Problem description: Go through the data and copy every line exactly, but not the images.

[begin Extracted material]

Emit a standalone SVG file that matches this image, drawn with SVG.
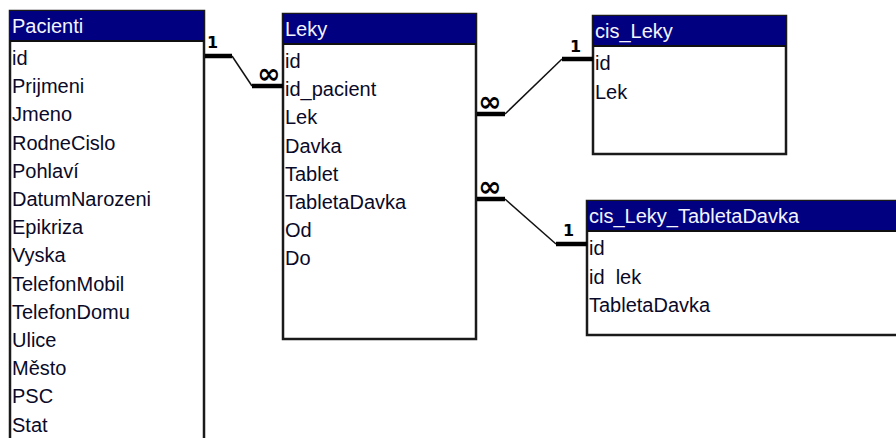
<svg xmlns="http://www.w3.org/2000/svg" width="896" height="438" viewBox="0 0 896 438">
  <style>
    .box { fill: #ffffff; stroke: #1a1a1a; stroke-width: 2.5; }
    .bar { fill: #000080; }
    .sep { stroke: #101010; stroke-width: 2; }
    .title { font-family: "Liberation Sans", Arial, sans-serif; font-size: 20px; fill: #f4f4ff; }
    .field { font-family: "Liberation Sans", Arial, sans-serif; font-size: 20px; fill: #0a0a28; }
    .thick { stroke: #000; stroke-width: 4.5; fill: none; }
    .thin { stroke: #111; stroke-width: 1.5; fill: none; }
    .one { font-family: "DejaVu Sans", sans-serif; font-size: 16px; font-weight: bold; fill: #000; }
    .many { font-family: "DejaVu Sans", sans-serif; font-size: 28px; font-weight: bold; fill: #000; }
  </style>

  <rect width="896" height="438" fill="#ffffff"/>

  <!-- Pacienti table -->
  <g id="pacienti">
    <rect class="box" x="10" y="11" width="194" height="445"/>
    <rect class="bar" x="10" y="11" width="194" height="30"/>
    <line class="sep" x1="10" y1="41" x2="204" y2="41"/>
    <text class="title" x="12" y="33">Pacienti</text>
    <text class="field" x="12" y="65">id</text>
    <text class="field" x="12" y="93.2">Prijmeni</text>
    <text class="field" x="12" y="121.4">Jmeno</text>
    <text class="field" x="12" y="149.6">RodneCislo</text>
    <text class="field" x="12" y="177.8">Pohlaví</text>
    <text class="field" x="12" y="206">DatumNarozeni</text>
    <text class="field" x="12" y="234.2">Epikriza</text>
    <text class="field" x="12" y="262.4">Vyska</text>
    <text class="field" x="12" y="290.6">TelefonMobil</text>
    <text class="field" x="12" y="318.8">TelefonDomu</text>
    <text class="field" x="12" y="347">Ulice</text>
    <text class="field" x="12" y="375.2">Město</text>
    <text class="field" x="12" y="403.4">PSC</text>
    <text class="field" x="12" y="431.6">Stat</text>
  </g>

  <!-- Leky table -->
  <g id="leky">
    <rect class="box" x="283" y="14" width="193" height="325"/>
    <rect class="bar" x="283" y="14" width="193" height="30"/>
    <line class="sep" x1="283" y1="44" x2="476" y2="44"/>
    <text class="title" x="285" y="36">Leky</text>
    <text class="field" x="285" y="68">id</text>
    <text class="field" x="285" y="96.2">id_pacient</text>
    <text class="field" x="285" y="124.4">Lek</text>
    <text class="field" x="285" y="152.6">Davka</text>
    <text class="field" x="285" y="180.8">Tablet</text>
    <text class="field" x="285" y="209">TabletaDavka</text>
    <text class="field" x="285" y="237.2">Od</text>
    <text class="field" x="285" y="265.4">Do</text>
  </g>

  <!-- cis_Leky table -->
  <g id="cis-leky">
    <rect class="box" x="593" y="16" width="193" height="138"/>
    <rect class="bar" x="593" y="16" width="193" height="30"/>
    <line class="sep" x1="593" y1="46" x2="786" y2="46"/>
    <text class="title" x="595" y="38">cis_Leky</text>
    <text class="field" x="595" y="70">id</text>
    <text class="field" x="595" y="98.5">Lek</text>
  </g>

  <!-- cis_Leky_TabletaDavka table -->
  <g id="cis-leky-tabletadavka">
    <rect class="box" x="587" y="201" width="330" height="134"/>
    <rect class="bar" x="587" y="201" width="330" height="30"/>
    <line class="sep" x1="587" y1="231" x2="917" y2="231"/>
    <text class="title" x="589" y="223">cis_Leky_TabletaDavka</text>
    <text class="field" x="589" y="255">id</text>
    <text class="field" x="589" y="283.5" xml:space="preserve">id  lek</text>
    <text class="field" x="589" y="312">TabletaDavka</text>
  </g>

  <!-- relationships -->
  <g id="connectors">
    <!-- Pacienti.id 1 : N Leky.id_pacient -->
    <path class="thick" d="M205 56 H232"/>
    <path class="thin" d="M232 56 L252 86"/>
    <path class="thick" d="M252 86 H283"/>
    <text class="one" x="207" y="48">1</text>
    <text class="many" x="257" y="83">∞</text>

    <!-- Leky.Lek N : 1 cis_Leky.id -->
    <path class="thick" d="M477 114 H505"/>
    <path class="thin" d="M505 114 L562 59"/>
    <path class="thick" d="M562 59 H593"/>
    <text class="one" x="570" y="52">1</text>
    <text class="many" x="478" y="111">∞</text>

    <!-- Leky.TabletaDavka N : 1 cis_Leky_TabletaDavka.id -->
    <path class="thick" d="M477 199 H505"/>
    <path class="thin" d="M505 199 L556 244"/>
    <path class="thick" d="M556 244 H587"/>
    <text class="one" x="563" y="236">1</text>
    <text class="many" x="478" y="196">∞</text>
  </g>
</svg>
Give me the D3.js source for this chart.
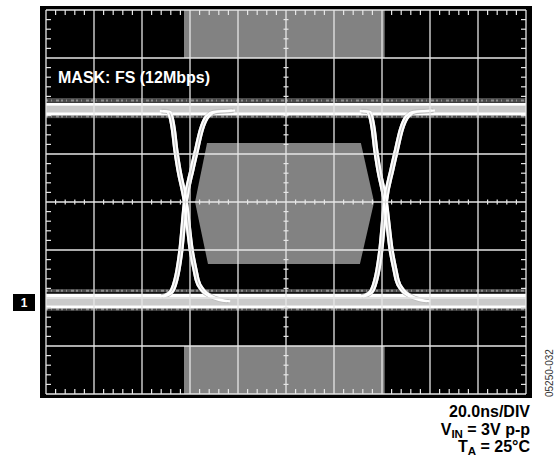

[end Extracted material]

Output for this exercise:
Emit a standalone SVG file that matches this image, drawn with SVG.
<svg xmlns="http://www.w3.org/2000/svg" width="896" height="438" viewBox="0 0 896 438">
  <style>
    .box { fill: #ffffff; stroke: #1a1a1a; stroke-width: 2.5; }
    .bar { fill: #000080; }
    .sep { stroke: #101010; stroke-width: 2; }
    .title { font-family: "Liberation Sans", Arial, sans-serif; font-size: 20px; fill: #f4f4ff; }
    .field { font-family: "Liberation Sans", Arial, sans-serif; font-size: 20px; fill: #0a0a28; }
    .thick { stroke: #000; stroke-width: 4.5; fill: none; }
    .thin { stroke: #111; stroke-width: 1.5; fill: none; }
    .one { font-family: "DejaVu Sans", sans-serif; font-size: 16px; font-weight: bold; fill: #000; }
    .many { font-family: "DejaVu Sans", sans-serif; font-size: 28px; font-weight: bold; fill: #000; }
  </style>

  <rect width="896" height="438" fill="#ffffff"/>

  <!-- Pacienti table -->
  <g id="pacienti">
    <rect class="box" x="10" y="11" width="194" height="445"/>
    <rect class="bar" x="10" y="11" width="194" height="30"/>
    <line class="sep" x1="10" y1="41" x2="204" y2="41"/>
    <text class="title" x="12" y="33">Pacienti</text>
    <text class="field" x="12" y="65">id</text>
    <text class="field" x="12" y="93.2">Prijmeni</text>
    <text class="field" x="12" y="121.4">Jmeno</text>
    <text class="field" x="12" y="149.6">RodneCislo</text>
    <text class="field" x="12" y="177.8">Pohlaví</text>
    <text class="field" x="12" y="206">DatumNarozeni</text>
    <text class="field" x="12" y="234.2">Epikriza</text>
    <text class="field" x="12" y="262.4">Vyska</text>
    <text class="field" x="12" y="290.6">TelefonMobil</text>
    <text class="field" x="12" y="318.8">TelefonDomu</text>
    <text class="field" x="12" y="347">Ulice</text>
    <text class="field" x="12" y="375.2">Město</text>
    <text class="field" x="12" y="403.4">PSC</text>
    <text class="field" x="12" y="431.6">Stat</text>
  </g>

  <!-- Leky table -->
  <g id="leky">
    <rect class="box" x="283" y="14" width="193" height="325"/>
    <rect class="bar" x="283" y="14" width="193" height="30"/>
    <line class="sep" x1="283" y1="44" x2="476" y2="44"/>
    <text class="title" x="285" y="36">Leky</text>
    <text class="field" x="285" y="68">id</text>
    <text class="field" x="285" y="96.2">id_pacient</text>
    <text class="field" x="285" y="124.4">Lek</text>
    <text class="field" x="285" y="152.6">Davka</text>
    <text class="field" x="285" y="180.8">Tablet</text>
    <text class="field" x="285" y="209">TabletaDavka</text>
    <text class="field" x="285" y="237.2">Od</text>
    <text class="field" x="285" y="265.4">Do</text>
  </g>

  <!-- cis_Leky table -->
  <g id="cis-leky">
    <rect class="box" x="593" y="16" width="193" height="138"/>
    <rect class="bar" x="593" y="16" width="193" height="30"/>
    <line class="sep" x1="593" y1="46" x2="786" y2="46"/>
    <text class="title" x="595" y="38">cis_Leky</text>
    <text class="field" x="595" y="70">id</text>
    <text class="field" x="595" y="98.5">Lek</text>
  </g>

  <!-- cis_Leky_TabletaDavka table -->
  <g id="cis-leky-tabletadavka">
    <rect class="box" x="587" y="201" width="330" height="134"/>
    <rect class="bar" x="587" y="201" width="330" height="30"/>
    <line class="sep" x1="587" y1="231" x2="917" y2="231"/>
    <text class="title" x="589" y="223">cis_Leky_TabletaDavka</text>
    <text class="field" x="589" y="255">id</text>
    <text class="field" x="589" y="283.5" xml:space="preserve">id  lek</text>
    <text class="field" x="589" y="312">TabletaDavka</text>
  </g>

  <!-- relationships -->
  <g id="connectors">
    <!-- Pacienti.id 1 : N Leky.id_pacient -->
    <path class="thick" d="M205 56 H232"/>
    <path class="thin" d="M232 56 L252 86"/>
    <path class="thick" d="M252 86 H283"/>
    <text class="one" x="207" y="48">1</text>
    <text class="many" x="257" y="83">∞</text>

    <!-- Leky.Lek N : 1 cis_Leky.id -->
    <path class="thick" d="M477 114 H505"/>
    <path class="thin" d="M505 114 L562 59"/>
    <path class="thick" d="M562 59 H593"/>
    <text class="one" x="570" y="52">1</text>
    <text class="many" x="478" y="111">∞</text>

    <!-- Leky.TabletaDavka N : 1 cis_Leky_TabletaDavka.id -->
    <path class="thick" d="M477 199 H505"/>
    <path class="thin" d="M505 199 L556 244"/>
    <path class="thick" d="M556 244 H587"/>
    <text class="one" x="563" y="236">1</text>
    <text class="many" x="478" y="196">∞</text>
  </g>
</svg>
Give me the D3.js source for this chart.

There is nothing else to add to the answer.